Macquarie Research notes “after last year’s LME week, the consensus was that we were in for a major prolonged slowdown in the wake of the global financial crisis. There were also fears at the time (fulfilled for a while) that China would also be part of a synchronised slowdown. As it turned out, China turned its economic policies on their head from a tightening bias at mid-2008 to a loosening bias by year’s end, stimulating one of the strongest demand recoveries ever witnessed in that country, and that is saying something!

“So far the Chinese recovery has not stimulated any significant inflationary pressures, implying that it can be sustained for a while yet. Of course, we expect the sustainability of the Chinese boom will be a major talking point during the week. Some will be asking when the Chinese will be back in the market in force again as underlying consumption is continuing to improve. Others will fear that future Chinese government measures to slow growth are a sell signal and will be quizzing Chinese market players about when this will happen.

“In addition to stimulating real consumption growth, ‘the Chinese’ also did two really clever things. Firstly, they (almost) instantly shut their high-cost marginal supply and replaced it with cheaper imports (aluminium, zinc and nickel stand out in this regard). This gave lie to the myth that except for a handful of state-owned enterprise (which are in the minority of production these days), the Chinese government does not let capacity shut for social and employment reasons.

“Secondly, they decided to take advantage of the fact that for a while they were the only buyers and decided to build inventories of base metals for future use at what turned out to be bargain prices. This was both government-sponsored buying and also private speculative buyers (often by cash buyers rather than that using cheap and readily available bank credit). In addition, a good part of the extra buying was normal consumer restocking in an economic recovery.

“The subsequent recovery in base metal prices has been spectacular, with most prices doubling since the early part of 2009. As prices recovered, the bargain hunting has mostly stopped and some of the high-cost production has reopened (in zinc, aluminium and nickel), sharply reducing the imports.

“What everyone will want to know now is what Chinese buyers plan to do with their accumulated stocks – particularly large in nickel (100,000 t plus, equal to a quarter of a year’s use) and modestly higher in copper, zinc and aluminium (equal to a few weeks of Chinese demand). So far there are no signs of these stocks being sold (in fact, we suspect the holders are looking for higher prices, are willing to wait a long while for that to happen and may well buy more into any price weakness).

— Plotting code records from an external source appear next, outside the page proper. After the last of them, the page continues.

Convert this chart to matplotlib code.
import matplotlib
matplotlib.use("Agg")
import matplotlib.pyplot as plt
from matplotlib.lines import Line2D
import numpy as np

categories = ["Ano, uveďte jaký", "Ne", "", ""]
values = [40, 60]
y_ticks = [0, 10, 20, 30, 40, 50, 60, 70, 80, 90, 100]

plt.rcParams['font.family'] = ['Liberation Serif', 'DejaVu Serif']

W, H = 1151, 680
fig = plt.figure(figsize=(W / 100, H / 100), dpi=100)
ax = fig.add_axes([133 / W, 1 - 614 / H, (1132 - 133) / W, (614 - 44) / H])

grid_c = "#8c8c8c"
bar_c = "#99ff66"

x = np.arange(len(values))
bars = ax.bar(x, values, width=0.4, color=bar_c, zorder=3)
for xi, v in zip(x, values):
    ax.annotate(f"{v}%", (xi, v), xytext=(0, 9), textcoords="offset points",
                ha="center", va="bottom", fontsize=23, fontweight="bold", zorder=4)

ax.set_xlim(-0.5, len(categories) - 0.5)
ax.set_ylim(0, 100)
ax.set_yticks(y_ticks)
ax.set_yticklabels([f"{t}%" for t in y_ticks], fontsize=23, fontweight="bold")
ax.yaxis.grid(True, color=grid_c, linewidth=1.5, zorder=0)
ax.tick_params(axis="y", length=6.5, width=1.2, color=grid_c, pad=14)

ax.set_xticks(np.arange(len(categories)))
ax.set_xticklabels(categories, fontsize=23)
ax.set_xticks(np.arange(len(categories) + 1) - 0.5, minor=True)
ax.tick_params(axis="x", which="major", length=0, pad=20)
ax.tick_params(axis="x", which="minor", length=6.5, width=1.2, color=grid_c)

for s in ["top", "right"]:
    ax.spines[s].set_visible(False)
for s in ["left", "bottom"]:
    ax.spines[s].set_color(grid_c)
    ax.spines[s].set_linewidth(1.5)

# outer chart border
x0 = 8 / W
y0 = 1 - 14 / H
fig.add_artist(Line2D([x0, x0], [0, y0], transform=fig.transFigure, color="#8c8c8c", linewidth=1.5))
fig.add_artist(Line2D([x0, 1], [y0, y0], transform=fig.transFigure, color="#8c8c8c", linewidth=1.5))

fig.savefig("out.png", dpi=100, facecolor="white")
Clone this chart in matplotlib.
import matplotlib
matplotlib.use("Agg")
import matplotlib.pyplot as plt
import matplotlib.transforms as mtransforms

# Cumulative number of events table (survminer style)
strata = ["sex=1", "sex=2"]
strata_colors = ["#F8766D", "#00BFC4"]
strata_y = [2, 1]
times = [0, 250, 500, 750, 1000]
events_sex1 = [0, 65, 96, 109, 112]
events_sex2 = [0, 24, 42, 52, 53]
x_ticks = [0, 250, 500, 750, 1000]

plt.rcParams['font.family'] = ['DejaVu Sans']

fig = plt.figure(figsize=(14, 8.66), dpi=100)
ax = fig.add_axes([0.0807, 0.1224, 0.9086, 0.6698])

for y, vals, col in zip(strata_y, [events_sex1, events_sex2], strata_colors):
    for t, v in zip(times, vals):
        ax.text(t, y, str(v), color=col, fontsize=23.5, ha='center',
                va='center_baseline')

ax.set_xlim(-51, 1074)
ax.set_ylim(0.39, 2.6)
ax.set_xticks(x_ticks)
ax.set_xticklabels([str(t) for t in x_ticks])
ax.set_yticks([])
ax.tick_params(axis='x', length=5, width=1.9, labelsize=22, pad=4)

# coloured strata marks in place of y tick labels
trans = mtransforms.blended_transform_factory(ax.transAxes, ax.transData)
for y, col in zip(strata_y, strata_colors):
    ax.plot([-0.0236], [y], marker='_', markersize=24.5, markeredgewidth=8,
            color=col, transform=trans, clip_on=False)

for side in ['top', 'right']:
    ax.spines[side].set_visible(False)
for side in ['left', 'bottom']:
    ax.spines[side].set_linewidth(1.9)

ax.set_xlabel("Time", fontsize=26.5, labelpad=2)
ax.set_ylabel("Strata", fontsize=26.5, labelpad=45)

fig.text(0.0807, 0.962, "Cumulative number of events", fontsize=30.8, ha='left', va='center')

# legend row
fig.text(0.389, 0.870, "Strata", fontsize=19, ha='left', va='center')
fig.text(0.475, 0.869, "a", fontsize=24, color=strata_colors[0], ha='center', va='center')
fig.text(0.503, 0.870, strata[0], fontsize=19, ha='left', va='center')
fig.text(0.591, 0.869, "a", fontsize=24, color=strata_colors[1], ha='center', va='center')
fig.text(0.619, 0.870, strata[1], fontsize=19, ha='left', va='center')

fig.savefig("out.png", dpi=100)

“Faced with slowing Chinese import demand (but not consumption) and rising Chinese and rest-of-world production (certainly in aluminium, zinc and nickel, but not so certainly in lead and copper at the moment), the real focus for the market during the next week will be to assess the strength of the nascent demand recovery in the rest of the world.

“Non-Chinese world demand has experienced one of the largest slowdowns of the past century from the fourth quarter of 2009. There have been signs of a recovery in recent months and most economic lead indicators are pointing upwards, but the magnitude and duration of the recovery is still highly uncertain.

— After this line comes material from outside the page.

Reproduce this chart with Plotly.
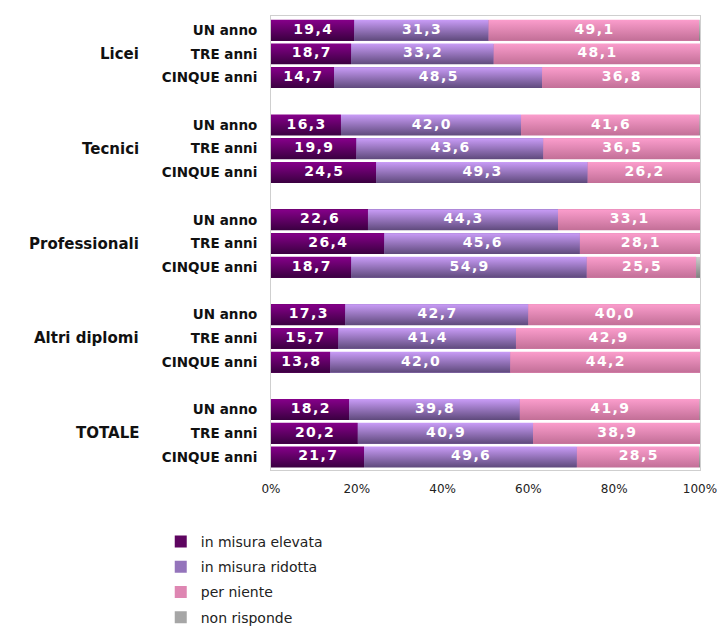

“Will the recovery be enough to outweigh rising supply and falling Chinese demand in the next quarter? This is the big question of the week. Certainly the signals are still very mixed. Nickel demand looks likely to fall in the short run (following strong quarter-on-quarter rises in the second and third quarters of this year) as orders have fallen in its main end-use (the stainless steel market). However, the nickel market was in large deficit in 3Q09 and may remain that way in 4Q even with a demand slowdown.

“Zinc demand has recovered as general steel producers ramp up production and automakers are planning to rise output following extensive destocking. However, in zinc, over 1 Mt of Chinese mine production has reopened since the middle of the year – prices have rocketed for zinc in recent months – can it continue?

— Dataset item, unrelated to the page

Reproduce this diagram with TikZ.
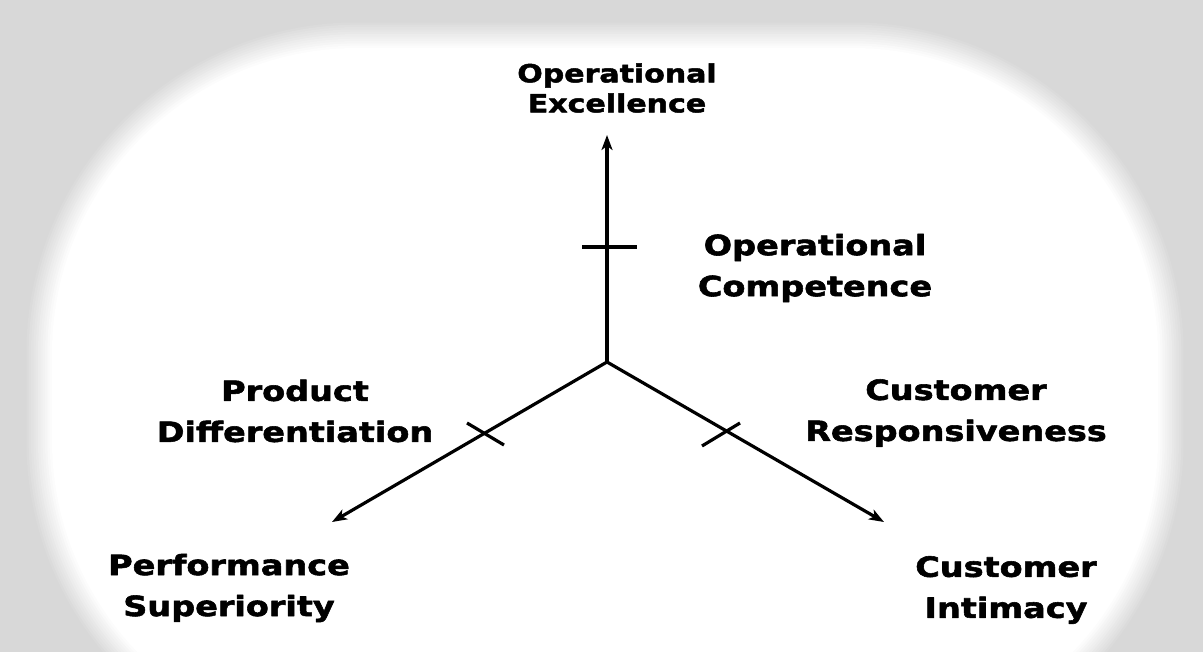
\documentclass[tikz,border=0pt]{standalone}
\usepackage{fontspec}
\setmainfont[FakeStretch=1.2,FakeBold=2]{DejaVu Sans}
\usetikzlibrary{arrows.meta, positioning}
\definecolor{bg_grey}{HTML}{D8D8D8}
\tikzset{
  axis/.style={line width=3.2pt, -{Stealth[length=15pt,width=11pt,inset=4pt]}},
  tick/.style={line width=3.2pt},
  label/.style={align=center, inner sep=0pt, font=\bfseries\fontsize{27.9}{41}\selectfont},
  toplabel/.style={align=center, inner sep=0pt, font=\bfseries\fontsize{25}{30}\selectfont}
}

\begin{document}
\begin{tikzpicture}[x=1pt,y=-1pt,line join=round]
	\useasboundingbox (0,0) rectangle (1203,652);
	\begin{scope}
	\clip (0,0) rectangle (1203,652);
	\fill[bg_grey] (0,0) rectangle (1203,652);
    % soft white backdrop
    \foreach \i in {0,...,12}{
        \pgfmathsetmacro\d{14-2.33*\i}
        \pgfmathsetmacro\p{100*\i/12}
        \fill[white!\p!bg_grey, rounded corners={(320+\d)*1pt}]
          (38-\d,34-\d) rectangle (1172+\d,760+\d);
    }
	\end{scope}

    \coordinate (o) at (607,362);
    \coordinate (top) at (607,135);
    \coordinate (left) at (332,522);
    \coordinate (right) at (884,522);
    \draw[axis] (o) -- (top);
    \draw[axis] (o) -- (left);
    \draw[axis] (o) -- (right);

    % tick marks
    \coordinate (tt1) at (582,247);
    \coordinate (tt2) at (637,247);
    \coordinate (lt1) at (467,423);
    \coordinate (lt2) at (504,445);
    \coordinate (rt1) at (740,423);
    \coordinate (rt2) at (702,446);
    \draw[tick] (tt1) -- (tt2);
    \draw[tick] (lt1) -- (lt2);
    \draw[tick] (rt1) -- (rt2);

    \node[toplabel] (excellence) at (617,88) {Operational\\Excellence};
    \node[label] (competence) at (815,268) {Operational\\Competence};
    \node[label] (differentiation) at (295,411) {Product\\Differentiation};
    \node[label] (responsiveness) at (956,413) {Customer\\Responsiveness};
    \node[label] (superiority) at (229,588) {Performance\\Superiority};
    \node[label] (intimacy) at (1006,590) {Customer\\Intimacy};
\end{tikzpicture}
\end{document}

“Copper and aluminium orders are still anaemic in Europe and the US, but have recovered strongly in Japan recently. Aluminium physical premiums have risen, indicating physical tightness – how real is this? Certainly the massive destocking cycle among consumers appears to be ending and we expect the call on production will rise even if real consumption remains flat. The question is, will this be enough? Our sense is that the demand recovery outside China will be slow and could disappoint in the short run (within the next month or so), but then may well surprise on the upside in late-2009 and early 2010 (history suggest this is likely from the lead indicator information we currently have).

“Will the market look through this weak period (which has been widely anticipated in copper, but has had little negative pricing impact so far)?

“The other questions will involve the pace and level of the supply response. In copper, where the market remains tight, a considerable number of labour contracts have to be renewed between now and the end of the year, and the supply risks remain to the downside. How real are the copper mine expansions in 2010 and 2011, and will we be surprised on the downside or the upside? (This question has been asked every year around this time for the past five years and the answer has always been downside…but is it different this time? We suspect not.).

“In previous years, LME week has led to many supply surprises from discussions with producers – almost always that projects are delayed or that production problems are more prevalent than has previously been assumed.

“The final set of questions relates to the financial sector. Will the hedge funds see any short-term weakness as a buy opportunity or are they going to go away from LME week as sellers, convinced that demand is not going to recover enough?

“In aluminium, the statement that “75% of stocks are not available to the market” due to financing agreements will be subject to a lot of scrutiny and debate – certainly, if price are driven up by nonavailability of material, plenty more idle capacity would become ‘available’ if producers decided to reopen idle capacity and sell forward to lock in a profit.

“There is also a lot of talk about new ETFs (exchange traded funds) in base metals, to allow investors to get exposure to metals without upsetting the US regulatory authorities who are fretting about speculators in futures needing to be reigned in. Index funds have allowed investors to gain access to commodity prices by buying futures with no physical backing.

“The new ETF products involve no futures exposure, but require the investments to be backed by physical holdings – so a regulatory measure that tries to prevent something could feasibly end up doing more damage that the alleged risk. In this case, prices might potentially be driven higher by ETFs than by index funds.